A Giant Impact Crater The Size Of Paris Has Just Been Discovered In Greenland

A massive asteroid crater has been discovered under a continental ice sheet in Greenland. With its sheer size, the crater is now considered to be one of the 25 biggest impact craters to be found so far on Earth.

The crater measures roughly 31 kilometers (19 miles) in size — which is the equivalent of it being the size of France’s capital city, Paris, according to the Independent. It is estimated that the asteroid hit the Earth sometime between 3 million and 12,000 years ago, Gizmodo added.

The crater was detected beneath the Hiawatha Glacier in northwest Greenland. A group of researchers from the Centre for GeoGenetics at the Natural History Museum of Denmark and University of Copenhagen have been investigating the crater and have recently published their findings in Science Advances.

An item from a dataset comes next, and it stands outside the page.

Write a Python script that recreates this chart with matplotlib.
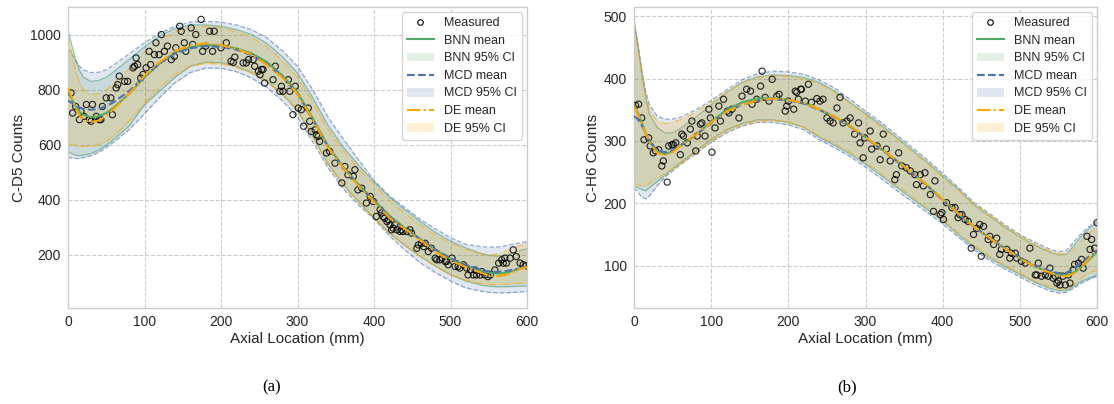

The iron-rich asteroid, while creating a massive crater, is believed to have been just under one kilometer (0.62 miles) wide when it struck the Earth. Such an impact would have likely led to global cooling, thanks to water vapor and debris being flung into the air after impact. But how did such a massive crater remain hidden for so long?

While the initial impact would have created a massive wound in the earth, over time, the glacier has helped to conceal its existence. The Hiawatha glacier is over 1,000 meters tall, according to Gizmodo, so such a vast sheet of ice would easily obscure the crater from sight.

And, as a result of this, the crater was actually discovered by chance in July of 2015.

Nicolaj K. Larsen, a co-author of the study and a geoscientist at Aarhus University, revealed how the crater was found.

“In 2015 I was looking at a new map of the bedrock below the Greenland Ice Sheet and discovered a large circular feature under the Hiawatha glacier in northwest Greenland,” Larsen told Gizmodo.

“In other words, it was a coincidence that the crater was discovered.”

It is now considered to be the “first large crater to be discovered beneath a continental ice sheet.”

Aerial studies were not enough to complete a detailed analysis of the crater. In 2016, a wideband ground-penetrating radar was sent in and the group gathered more data as a result. Using the data, the researchers tried to establish what made the crater.

“When the results came through from the chemical analysis, they were certainly unexpected,” explained study co-author Dr. Iain McDonald, from Cardiff University’s School of Earth and Ocean Sciences.

“Initially we thought we might find the signature from a chrondritic or ‘stoney’ meteorite but the only explanation for the pattern of metals that we found had to be a mixture between the crustal rocks in the surrounding area and an unusual iron asteroid.”

In the end, the researchers determined that it was a “fractionated iron asteroid.” However, the researchers are now aiming to narrow down the estimated date of impact.

“The next step in the investigation will be to confidently date the impact,” said Professor Kurt H Kjær, lead author of the research from the Natural History Museum of Denmark.

“This will be a challenge because it will probably require recovering material that melted during the impact from the bottom of the structure, but this is crucial if we are to understand how the Hiawatha impact affected life on Earth.”